• **Given instruction**
Nothing outside the lines from the one containing "Write a web" down to the one containing "Serif', 'Times New" belongs in the copy; print that span exactly, both ends included, with pictures removed.

• **Material for this task**
○ ○ ○ ○ ○ ○ ○

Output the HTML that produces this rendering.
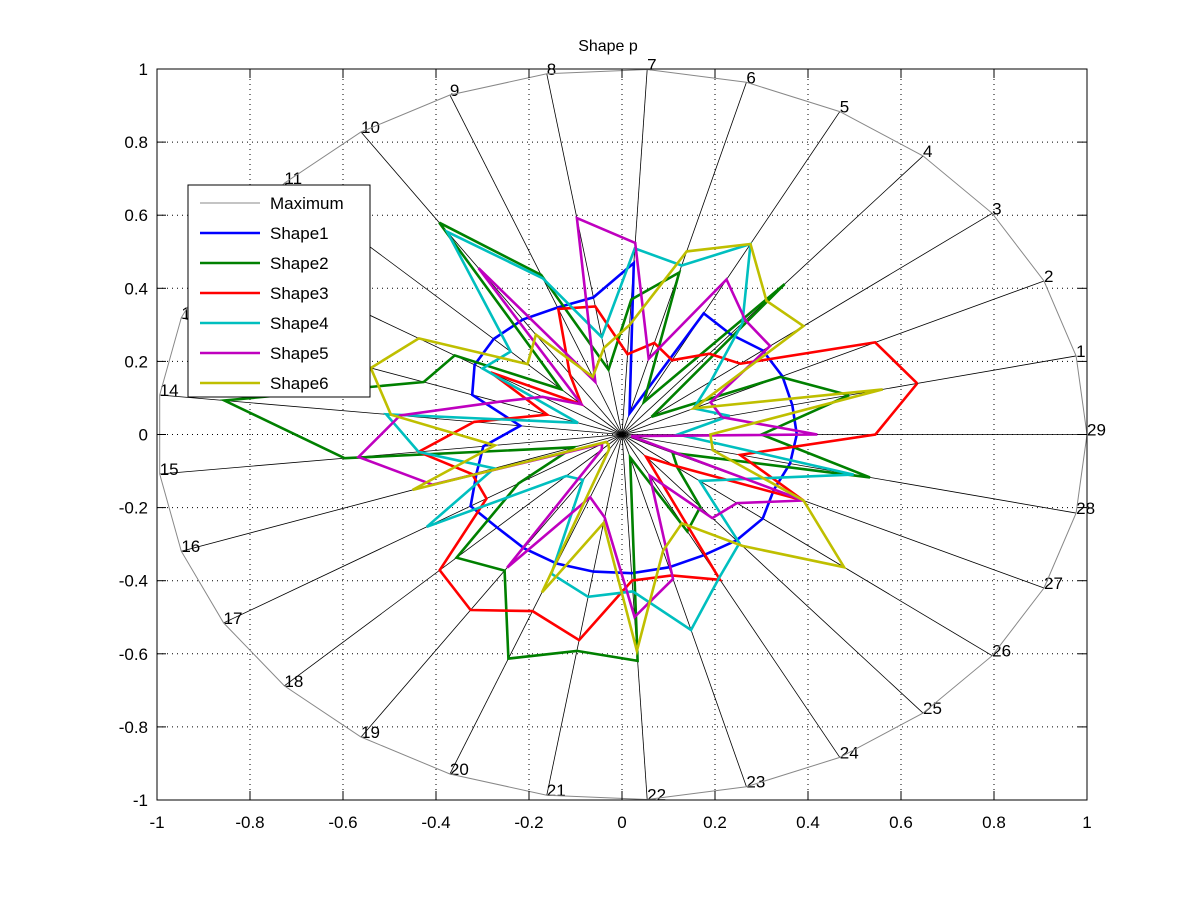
<!DOCTYPE html>
<html><head><meta charset="utf-8"><style>
html,body{margin:0;padding:0;background:#fff;}
svg{display:block;font-family:"Liberation Sans",Arial,sans-serif;}
</style></head><body>
<svg id="s" width="1201" height="901" viewBox="0 0 1201 901" xmlns="http://www.w3.org/2000/svg">
<rect width="1201" height="901" fill="#fff"/>
<g id="grid"></g>
<g id="spokes"></g>
<g id="series" fill="none" stroke-width="2.6" stroke-linejoin="miter"></g>
<rect x="157" y="69" width="930" height="731" fill="none" stroke="#000" stroke-width="1"/>
<g id="ticks" font-size="17" fill="#000"></g>
<text x="608" y="51" font-size="16" text-anchor="middle">Shape p</text>
<g id="legend">
<rect x="188" y="185" width="182" height="212" fill="#fff" stroke="#000" stroke-width="1"/>
<g font-size="17" fill="#000">
<line x1="200" y1="203" x2="260" y2="203" stroke="#888" stroke-width="1"/><text x="270" y="209">Maximum</text>
<line x1="200" y1="233" x2="260" y2="233" stroke="#0000ff" stroke-width="2.6"/><text x="270" y="239">Shape1</text>
<line x1="200" y1="263" x2="260" y2="263" stroke="#008000" stroke-width="2.6"/><text x="270" y="269">Shape2</text>
<line x1="200" y1="293" x2="260" y2="293" stroke="#ff0000" stroke-width="2.6"/><text x="270" y="299">Shape3</text>
<line x1="200" y1="323" x2="260" y2="323" stroke="#00bfbf" stroke-width="2.6"/><text x="270" y="329">Shape4</text>
<line x1="200" y1="353" x2="260" y2="353" stroke="#bf00bf" stroke-width="2.6"/><text x="270" y="359">Shape5</text>
<line x1="200" y1="383" x2="260" y2="383" stroke="#bfbf00" stroke-width="2.6"/><text x="270" y="389">Shape6</text>
</g></g>
</svg>
<script>
(function(){
var NS="http://www.w3.org/2000/svg";
var cx=622,cy=434.5,sx=465,sy=365.5,N=29;
function P(k,r){var a=k*2*Math.PI/N;return [cx+sx*r*Math.cos(a),cy-sy*r*Math.sin(a)];}
function el(t,at,par,txt){var e=document.createElementNS(NS,t);for(var k in at)e.setAttribute(k,at[k]);if(txt!==undefined)e.textContent=txt;par.appendChild(e);return e;}
var grid=document.getElementById('grid'),spk=document.getElementById('spokes'),ser=document.getElementById('series'),tk=document.getElementById('ticks');
var vals=[-1,-0.8,-0.6,-0.4,-0.2,0,0.2,0.4,0.6,0.8,1];
vals.forEach(function(v){
 var x=cx+sx*v,y=cy-sy*v;
 if(v>-1&&v<1){
  el('line',{x1:x,y1:69,x2:x,y2:800,stroke:'#000','stroke-width':1,'stroke-dasharray':'1,4'},grid);
  el('line',{x1:157,y1:y,x2:1087,y2:y,stroke:'#000','stroke-width':1,'stroke-dasharray':'1,4'},grid);
 }
 var lab=(v===0?'0':(''+v).replace('0.','0.').replace('-0.','-0.'));
 el('text',{x:x,y:828,'text-anchor':'middle'},tk,lab);
 el('text',{x:148,y:y+6,'text-anchor':'end'},tk,lab);
 el('line',{x1:x,y1:800,x2:x,y2:791,stroke:'#000'},tk);
 el('line',{x1:x,y1:69,x2:x,y2:78,stroke:'#000'},tk);
 el('line',{x1:157,y1:y,x2:166,y2:y,stroke:'#000'},tk);
 el('line',{x1:1087,y1:y,x2:1078,y2:y,stroke:'#000'},tk);
});
var mx=[];
for(var k=1;k<=N;k++){var p=P(k,1);mx.push(p[0].toFixed(1)+','+p[1].toFixed(1));
 el('line',{x1:cx,y1:cy,x2:p[0],y2:p[1],stroke:'#000','stroke-width':0.8},spk);
 el('text',{x:p[0],y:p[1]+1,'font-size':17},spk,''+k);
}
mx.push(mx[0]);
el('polyline',{points:mx.join(' '),fill:'none',stroke:'#888','stroke-width':1},spk);
var S=[
['#0000ff',[.375,.38,.38,.36,.375,.06,.47,.38,.374,.38,.38,.37,.34,.22,.3,.33,.38,.37,.376,.38,.38,.38,.377,.374,.38,.38,.36,.37,.376]],
['#008000',[.5,.375,.08,.54,.1,.46,.37,.18,.47,.70,.18,.42,.45,.86,.6,.11,.26,.49,.45,.66,.6,.62,.065,.3,.26,.15,.12,.546,.3]],
['#ff0000',[.65,.6,.32,.29,.23,.26,.22,.355,.37,.2,.12,.33,.17,.32,.44,.34,.34,.54,.58,.52,.57,.4,.4,.45,.08,.14,.43,.26,.545]],
['#00bfbf',[.237,.17,.24,.40,.59,.48,.51,.27,.46,.67,.33,.35,.10,.51,.44,.29,.49,.165,.15,.41,.45,.43,.555,.445,.39,.21,.29,.51,.12]],
['#bf00bf',[.22,.21,.40,.41,.48,.215,.525,.6,.155,.55,.12,.2,.28,.48,.57,.43,.05,.06,.44,.185,.23,.5,.41,.127,.3,.31,.43,.02,.42]],
['#bfbf00',[.574,.17,.49,.48,.59,.52,.3,.24,.17,.33,.28,.51,.57,.50,.275,.475,.04,.04,.05,.465,.245,.593,.33,.275,.40,.60,.43,.2,.19]]
];
S.forEach(function(s){var pts=[];for(var k=1;k<=N;k++){var p=P(k,s[1][k-1]);pts.push(p[0].toFixed(1)+','+p[1].toFixed(1));}
 pts.push(pts[0]);el('polyline',{points:pts.join(' '),stroke:s[0]},ser);});
})();
</script>
</body></html>
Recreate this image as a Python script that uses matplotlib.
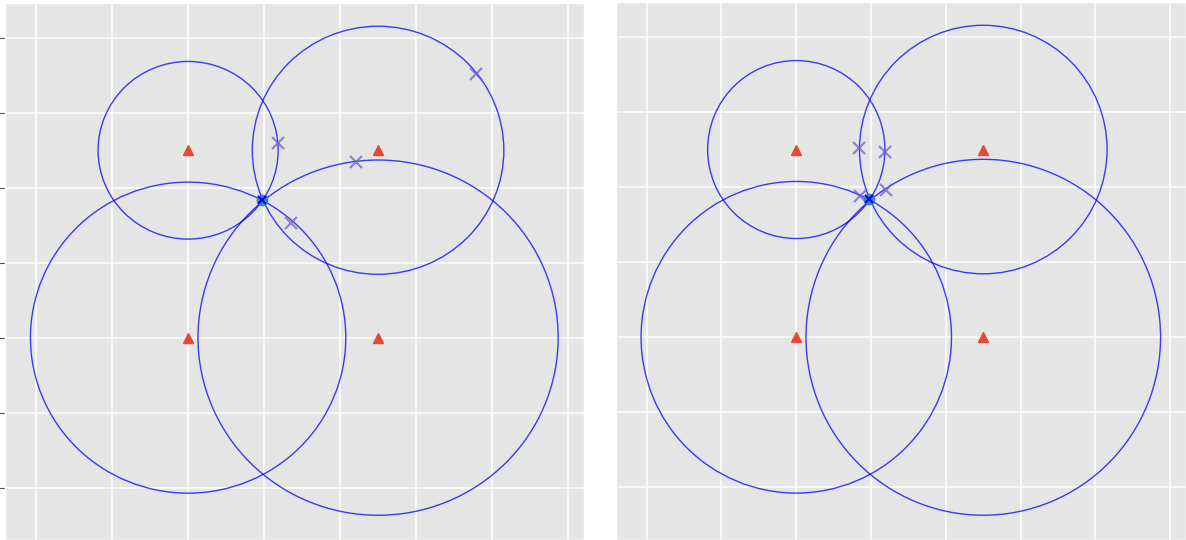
import matplotlib.pyplot as plt
from matplotlib.patches import Circle

plt.style.use('ggplot')

# anchor positions and measured ranges
anchor_x = [0, 5, 0, 5]
anchor_y = [0, 0, 5, 5]
radius = [4.15, 4.74, 2.37, 3.31]

# true target
target_x = 1.95
target_y = 3.68

# estimates, left: one per circle, right: refined
est_left_x = [2.36, 2.71, 4.41, 7.58]
est_left_y = [5.19, 3.07, 4.69, 7.04]
est_right_x = [1.67, 2.38, 2.41, 1.70]
est_right_y = [5.03, 4.94, 3.93, 3.75]

W, H = 1186, 540
fig = plt.figure(figsize=(W / 100, H / 100), dpi=100)
ax1 = fig.add_axes([5 / W, 0, 579 / W, 537 / H])
ax2 = fig.add_axes([616 / W, 0, 570 / W, 538 / H])


def draw(ax, ex, ey):
    for cx, cy, r in zip(anchor_x, anchor_y, radius):
        ax.add_patch(Circle((cx, cy), r, fill=False, edgecolor='blue',
                            linewidth=1.0, alpha=0.75))
    ax.plot(anchor_x, anchor_y, '^', color='#E24A33', markersize=7.5,
            linestyle='none')
    ax.plot(ex, ey, 'x', color='#6a5acd', alpha=0.7, markersize=8,
            markeredgewidth=1.6, linestyle='none')
    ax.plot(target_x, target_y, 'o', color='#348ABD', markersize=7.5)
    ax.plot(target_x, target_y, 'x', color='blue', markersize=6,
            markeredgewidth=1.5)
    ax.set_xlim(-4.82, 10.42)
    ax.set_ylim(-5.4, 8.93)
    ax.set_xticks(range(-4, 11, 2))
    ax.set_yticks(range(-4, 9, 2))
    ax.grid(True, color='white', linewidth=1.1)
    ax.set_facecolor('#E5E5E5')
    ax.tick_params(labelleft=False, labelbottom=False)


draw(ax1, est_left_x, est_left_y)
draw(ax2, est_right_x, est_right_y)
ax1.tick_params(axis='y', length=4, color='#555555')
ax1.tick_params(axis='x', length=0)
ax2.tick_params(length=0)

plt.savefig('out.png')
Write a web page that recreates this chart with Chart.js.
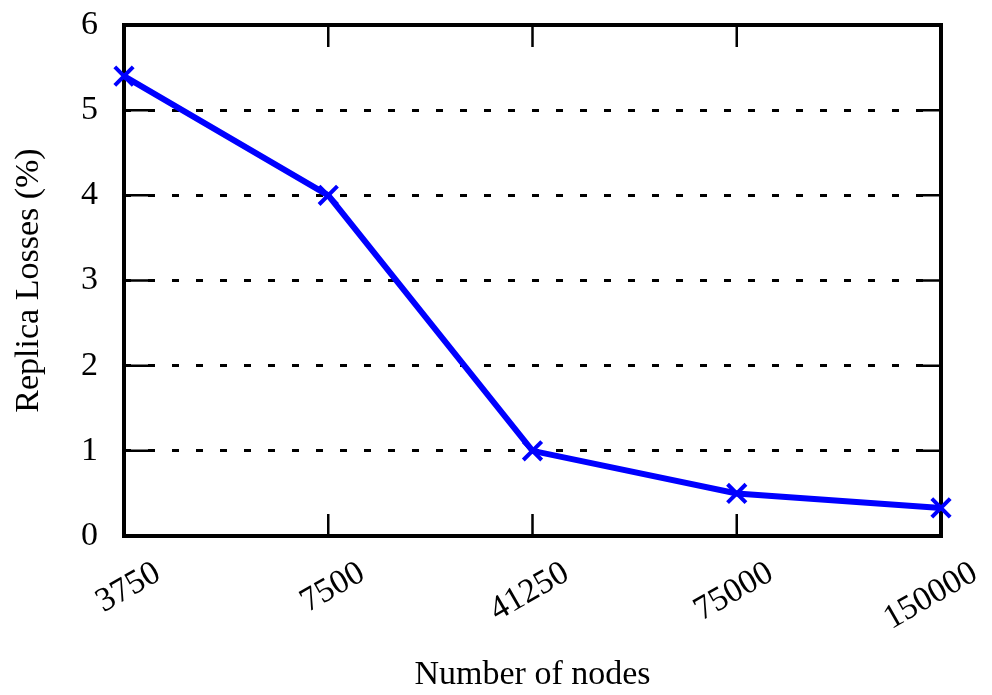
<!DOCTYPE html>
<html>
<head>
<meta charset="utf-8">
<script src="https://cdn.jsdelivr.net/npm/chart.js@4.4.1/dist/chart.umd.min.js"></script>
<style>
  html, body { margin: 0; padding: 0; background: #fff; }
  #wrap { width: 992px; height: 695px; }
</style>
</head>
<body>
<div id="wrap"><canvas id="lossChart" width="992" height="695"></canvas></div>
<script>
const nodeCounts = ["3750", "7500", "41250", "75000", "150000"];
const replicaLosses = [5.4, 4.0, 1.0, 0.5, 0.33];
const yTicks = [0, 1, 2, 3, 4, 5, 6];

const serif = "'Liberation Serif', 'Times New Roman', serif";

// box around the plot plus the inward tick marks, gnuplot style
const framePlugin = {
    id: "frame",
    beforeDatasetsDraw(chart) {
        const { ctx, chartArea: a, scales } = chart;
        ctx.save();
        ctx.strokeStyle = "#000";
        ctx.lineWidth = 2.5;
        ctx.beginPath();
        scales.y.ticks.forEach((t, i) => {
            const py = scales.y.getPixelForTick(i);
            ctx.moveTo(a.left, py); ctx.lineTo(a.left + 27, py);
            ctx.moveTo(a.right, py); ctx.lineTo(a.right - 23, py);
        });
        scales.x.ticks.forEach((t, i) => {
            const px = scales.x.getPixelForTick(i);
            ctx.moveTo(px, a.bottom); ctx.lineTo(px, a.bottom - 22);
            ctx.moveTo(px, a.top); ctx.lineTo(px, a.top + 22);
        });
        ctx.stroke();
        ctx.lineWidth = 4;
        ctx.strokeRect(a.left, a.top, a.right - a.left, a.bottom - a.top);
        ctx.restore();
    }
};

const ctx = document.getElementById("lossChart").getContext("2d");
new Chart(ctx, {
    type: "line",
    data: {
        labels: nodeCounts,
        datasets: [{
            label: "Replica Losses",
            data: replicaLosses,
            borderColor: "#0000ff",
            backgroundColor: "#0000ff",
            borderWidth: 6,
            pointStyle: "crossRot",
            pointRadius: 13,
            pointBorderWidth: 4,
            pointHoverRadius: 13,
            fill: false,
            tension: 0,
            clip: false
        }]
    },
    options: {
        responsive: false,
        animation: false,
        layout: {
            padding: { left: 9, right: 51, top: 25, bottom: 0 }
        },
        plugins: {
            legend: { display: false },
            tooltip: { enabled: false }
        },
        scales: {
            x: {
                offset: false,
                grid: { display: false, drawTicks: false },
                border: { display: false },
                ticks: {
                    color: "#000",
                    font: { family: serif, size: 34 },
                    minRotation: 30,
                    maxRotation: 30,
                    labelOffset: 34,
                    padding: 17,
                    autoSkip: false
                },
                title: {
                    display: true,
                    text: "Number of nodes",
                    color: "#000",
                    font: { family: serif, size: 34 },
                    padding: 0
                },
                afterFit(scale) {
                    scale.height = 695 - 536;
                    scale.paddingLeft = 0;
                    scale.paddingRight = 0;
                }
            },
            y: {
                min: 0,
                max: 6,
                afterBuildTicks(scale) { scale.ticks = yTicks.map(v => ({ value: v })); },
                grid: {
                    color: "#000",
                    lineWidth: 3,
                    drawTicks: false
                },
                border: { display: false, dash: [7, 17] },
                ticks: {
                    color: "#000",
                    font: { family: serif, size: 34 },
                    padding: 26
                },
                title: {
                    display: true,
                    text: "Replica Losses (%)",
                    color: "#000",
                    font: { family: serif, size: 34 },
                    padding: 0
                },
                afterFit(scale) {
                    scale.width = 124 - 9;
                    scale.paddingTop = 0;
                    scale.paddingBottom = 0;
                }
            }
        }
    },
    plugins: [framePlugin]
});
</script>
</body>
</html>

○ ○ ○ ○ ○ ○ ○

• **Complete output**
Write a web page that recreates this chart with Chart.js.
<!DOCTYPE html>
<html>
<head>
<meta charset="utf-8">
<script src="https://cdn.jsdelivr.net/npm/chart.js@4.4.1/dist/chart.umd.min.js"></script>
<style>
  html, body { margin: 0; padding: 0; background: #fff; }
  #wrap { width: 992px; height: 695px; }
</style>
</head>
<body>
<div id="wrap"><canvas id="lossChart" width="992" height="695"></canvas></div>
<script>
const nodeCounts = ["3750", "7500", "41250", "75000", "150000"];
const replicaLosses = [5.4, 4.0, 1.0, 0.5, 0.33];
const yTicks = [0, 1, 2, 3, 4, 5, 6];

const serif = "'Liberation Serif', 'Times New Roman', serif";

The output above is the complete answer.